Let’s be honest, a novel is a very inefficient way to tell a story. It requires immense time, patience and effort by an audience to ingest. We now live in an efficiency-driven society. Everything is compelled to this aim. It’s much easier to connect with all of your friends on Facebook and Twitter than it is to spend an evening with only one of them. Every time we send a text instead of dial a phone, we sacrifice intimacy for ease and necessity. To find love we went from bar-hopping to blind dating to speed dating to Online dating and yet now, thanks to Tinder, with a few right finger swipes we can find our soul mate (or at least something to do on a Saturday night). Don’t get me wrong, I am not lamenting only trying to speak realities. Technology has improved our lives, yet also made them much more rushed. The Autobahn is great because there’s no traffic, but if you’re driving 35 kilometers an hour on it, you definitely aren’t using it properly. We have the world at our fingertips, with no more time to explore it.

The death of the novel was probably argued at the advent of television, the VCR, and cable. Yet none of these even compare to the power of the internet as well as social and mobile technologies and their impact on our daily lives.
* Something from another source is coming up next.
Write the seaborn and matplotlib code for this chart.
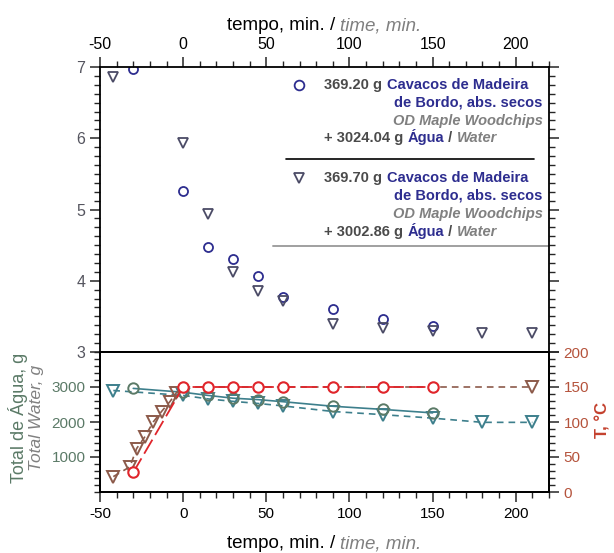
import numpy as np
import pandas as pd
import seaborn as sns
import matplotlib.pyplot as plt
from matplotlib.ticker import MultipleLocator, FixedLocator

# dados
tempo_c = [-30, 0, 15, 30, 45, 60, 90, 120, 150]
cavacos_c = [6.97, 5.26, 4.47, 4.31, 4.06, 3.77, 3.60, 3.47, 3.36]
tempo_t = [-42, 0, 15, 30, 45, 60, 90, 120, 150, 180, 210]
cavacos_t = [6.86, 5.93, 4.93, 4.12, 3.86, 3.72, 3.40, 3.34, 3.30, 3.27, 3.27]

agua_c = [2960, 2850, 2760, 2680, 2640, 2580, 2450, 2360, 2260]
agua_t = [2900, 2760, 2660, 2590, 2530, 2460, 2300, 2210, 2110, 1990, 1990]

temp_c = [28, 150, 150, 150, 150, 150, 150, 150, 150]
tempo_temp_t = [-42, -32, -28, -23, -18, -13, -8, -4, 0, 210]
temp_t = [22, 36, 62, 79, 100, 115, 129, 142, 150, 150]

sns.set_style('ticks')
plt.rcParams['font.family'] = ['Liberation Sans', 'DejaVu Sans']
plt.rcParams['axes.unicode_minus'] = False

navy = '#2d2d8f'
cinza_esc = '#4a4a4a'
cinza = '#808080'
verde = '#5b7a67'
teal = '#3d7f8c'
vermelho = '#e0252b'
marrom = '#8c5a4a'
tcol = '#b5533c'

fig = plt.figure(figsize=(6.14, 5.53), dpi=100)
W, H = 614, 553
ax1 = fig.add_axes([100 / W, 1 - 352 / H, 449 / W, 285 / H])
ax2 = fig.add_axes([100 / W, 1 - 492 / H, 449 / W, 140 / H])
ax2r = ax2.twinx()

# ---- painel de cima ----
sns.lineplot(x=tempo_c, y=cavacos_c, ax=ax1, marker='o', linestyle='', color=navy,
             markerfacecolor='none', markeredgecolor=navy, markersize=6.5, markeredgewidth=1.3)
sns.lineplot(x=tempo_t, y=cavacos_t, ax=ax1, marker='v', linestyle='', color='#4b4b66',
             markerfacecolor='none', markeredgecolor='#4b4b66', markersize=7.5, markeredgewidth=1.3)

ax1.set_xlim(-50, 220)
ax1.set_ylim(3, 7)
ax1.xaxis.set_major_locator(MultipleLocator(50))
ax1.xaxis.set_minor_locator(MultipleLocator(10))
ax1.yaxis.set_major_locator(MultipleLocator(1))
ax1.yaxis.set_minor_locator(MultipleLocator(0.125))
ax1.tick_params(axis='x', which='both', bottom=False, top=True, labelbottom=False,
                labeltop=True, direction='out', labelsize=11.5, labelcolor='black')
ax1.tick_params(axis='y', which='both', left=True, right=True, labelright=False,
                direction='out', labelsize=11.5, labelcolor='#55555f')
ax1.tick_params(which='major', length=7, width=1.1)
ax1.tick_params(which='minor', length=4, width=1.0)

# legenda feita a mao
def texto_multi(ax, x, y, partes, size=10.5):
    t = ax.text(x, y, partes[0][0], color=partes[0][1], fontweight='bold',
                fontstyle=partes[0][2], fontsize=size, va='center', ha='left')
    for s, c, st in partes[1:]:
        t = ax.annotate(s, xycoords=t, xy=(1, 0), va='bottom', color=c,
                        fontweight='bold', fontstyle=st, fontsize=size)
    return t

blocos = [(6.75, 'o', navy, '369.20 g ', '+ 3024.04 g '),
          (5.44, 'v', '#4b4b66', '369.70 g ', '+ 3002.86 g ')]
for y0, mk, cor, massa, agua in blocos:
    ax1.plot([69.7], [y0], marker=mk, linestyle='', markerfacecolor='none',
             markeredgecolor=cor, markersize=7, markeredgewidth=1.3)
    texto_multi(ax1, 85, y0, [(massa, cinza_esc, 'normal'),
                              ('Cavacos de Madeira', navy, 'normal')])
    ax1.text(216, y0 - 0.25, 'de Bordo, abs. secos', color=navy, fontweight='bold',
             fontsize=10.5, ha='right', va='center')
    ax1.text(216.5, y0 - 0.51, 'OD Maple Woodchips', color=cinza, fontstyle='italic',
             fontweight='bold', fontsize=10.5, ha='right', va='center')
    texto_multi(ax1, 85, y0 - 0.75, [(agua, cinza_esc, 'normal'), ('Água', navy, 'normal'),
                                     (' / ', cinza_esc, 'normal'), ('Water', cinza, 'italic')])

ax1.plot([62, 211], [5.71, 5.71], color='black', lw=1.2)
ax1.plot([54, 220], [4.49, 4.49], color='#a0a0a0', lw=1.4)

# ---- painel de baixo ----
sns.lineplot(x=tempo_t, y=agua_t, ax=ax2, marker='v', color=teal, linestyle=(0, (4, 3)),
             markerfacecolor='none', markeredgecolor=teal, markersize=8, markeredgewidth=1.4, lw=1.2)
sns.lineplot(x=tempo_c, y=agua_c, ax=ax2, marker='o', color=teal, linestyle='-',
             markerfacecolor='none', markeredgecolor=verde, markersize=7.5, markeredgewidth=1.4, lw=1.2)

ax2.set_xlim(-50, 220)
ax2.set_ylim(0, 4000)
ax2.yaxis.set_major_locator(FixedLocator([1000, 2000, 3000]))
ax2.yaxis.set_minor_locator(MultipleLocator(200))
ax2.xaxis.set_major_locator(MultipleLocator(50))
ax2.xaxis.set_minor_locator(MultipleLocator(10))
ax2.tick_params(axis='x', which='both', bottom=True, top=False, direction='out',
                labelsize=11, labelcolor='black')
ax2.tick_params(axis='y', which='both', left=True, right=False, direction='out',
                labelsize=11, labelcolor=verde)
ax2.tick_params(which='major', length=7, width=1.1)
ax2.tick_params(which='minor', length=4, width=1.0)

ax2r.plot(tempo_temp_t, temp_t, color=marrom, linestyle=(0, (4, 3)), lw=1.2,
          marker='v', markevery=[0, 1, 2, 3, 4, 5, 6, 7, 9], markerfacecolor='none',
          markeredgecolor=marrom, markersize=8, markeredgewidth=1.4)
sns.lineplot(x=tempo_c, y=temp_c, ax=ax2r, marker='o', color=vermelho, linestyle=(0, (9, 3)),
             markerfacecolor='white', markeredgecolor=vermelho, markersize=7.5, markeredgewidth=1.5, lw=1.3)
ax2r.set_ylim(0, 200)
ax2r.yaxis.set_major_locator(MultipleLocator(50))
ax2r.yaxis.set_minor_locator(MultipleLocator(10))
ax2r.tick_params(axis='y', which='both', right=True, direction='out', labelsize=11, labelcolor=tcol)
ax2r.tick_params(which='major', length=7, width=1.1)
ax2r.tick_params(which='minor', length=4, width=1.0)
ax2r.set_ylabel('')

for ax in (ax1, ax2, ax2r):
    ax.set_xlabel('')
    for sp in ax.spines.values():
        sp.set_visible(True)
        sp.set_linewidth(1.3)
        sp.set_color('black')
ax1.set_ylabel('')
ax2.set_ylabel('')

# rotulos do tempo (em cima e em baixo)
for ypix in (26, 544):
    t = fig.text(227 / W, 1 - ypix / H, 'tempo, min. / ', fontsize=13.5, color='black', va='center')
    ax1.annotate('time, min.', xycoords=t, xy=(1, 0), va='bottom', fontsize=13.5,
                 color=cinza, fontstyle='italic', annotation_clip=False)

fig.text(18 / W, 1 - 418 / H, 'Total de Água, g', rotation=90, fontsize=13, color=verde,
         ha='center', va='center')
fig.text(37 / W, 1 - 418 / H, 'Total Water, g', rotation=90, fontsize=12.5, color=cinza,
         fontstyle='italic', ha='center', va='center')
fig.text(603 / W, 1 - 420 / H, 'T, °C', rotation=90, fontsize=12, color='#c4412e',
         fontweight='bold', ha='center', va='center')

fig.savefig('out.png', dpi=100)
To narrow it to storytelling, we are now capable of having every story (and the mediums that deliver them) brought straight to our living rooms. We can quite literally pull up any piece of literature, television or film and beam it straight into the various devices we own. The choices are boundless. Video is becoming (or has been for a period of time) way more influential in storytelling than the written word. That goes for journalists and bloggers as well. The Google robots tirelessly crawling cyberspace award more brownie points to video than text. That is not to mention that it is much easier to multitask watching your favorite television show than it is while imbibing a lengthy novel. It’s much more convenient to Facebook and Twitter while binge-watching Breaking Bad than it is while reading 50 Shades of Grey (although that might make for some interesting tweets or Tinder texts).
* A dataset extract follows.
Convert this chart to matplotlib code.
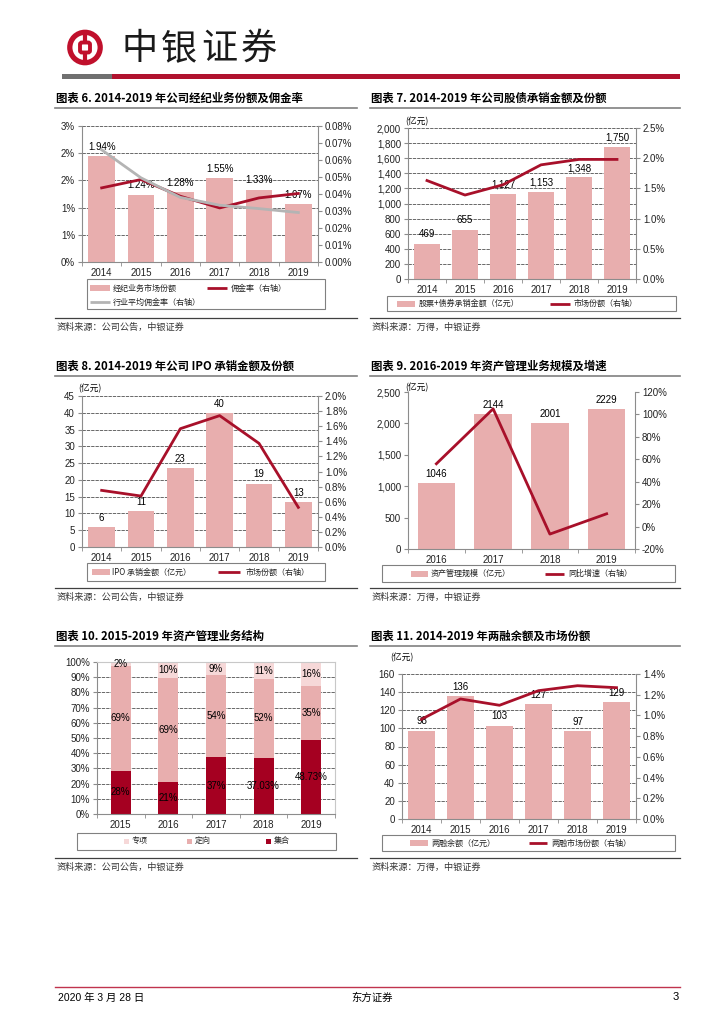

Journalism schools around the country are ending specialized training based on print, radio, video and the internet. A journalism student needs to be trained in all of these skills. A successful journalist will blog, tweet, host a podcast, and regularly appear on network or cable television, at least one who wants to find a job or maintain a career. So creative writing majors, before you begin hurling yourselves off the roofs of Harvard dorm rooms, let me remind you: you are still relevant. Humanity’s first use of communication was storytelling, and it will be the last. Whether stories are painted on cave walls or beamed to us in ingestible increments by Netflix, great storytellers will always have a place. It is the great storytellers who learn to adapt and thrive in this rapidly changing world who will be remembered. It’s Gone Girl, not Gone Novel. Continue to write, produce great stories and be fully prepared to defend your story when Hollywood comes calling.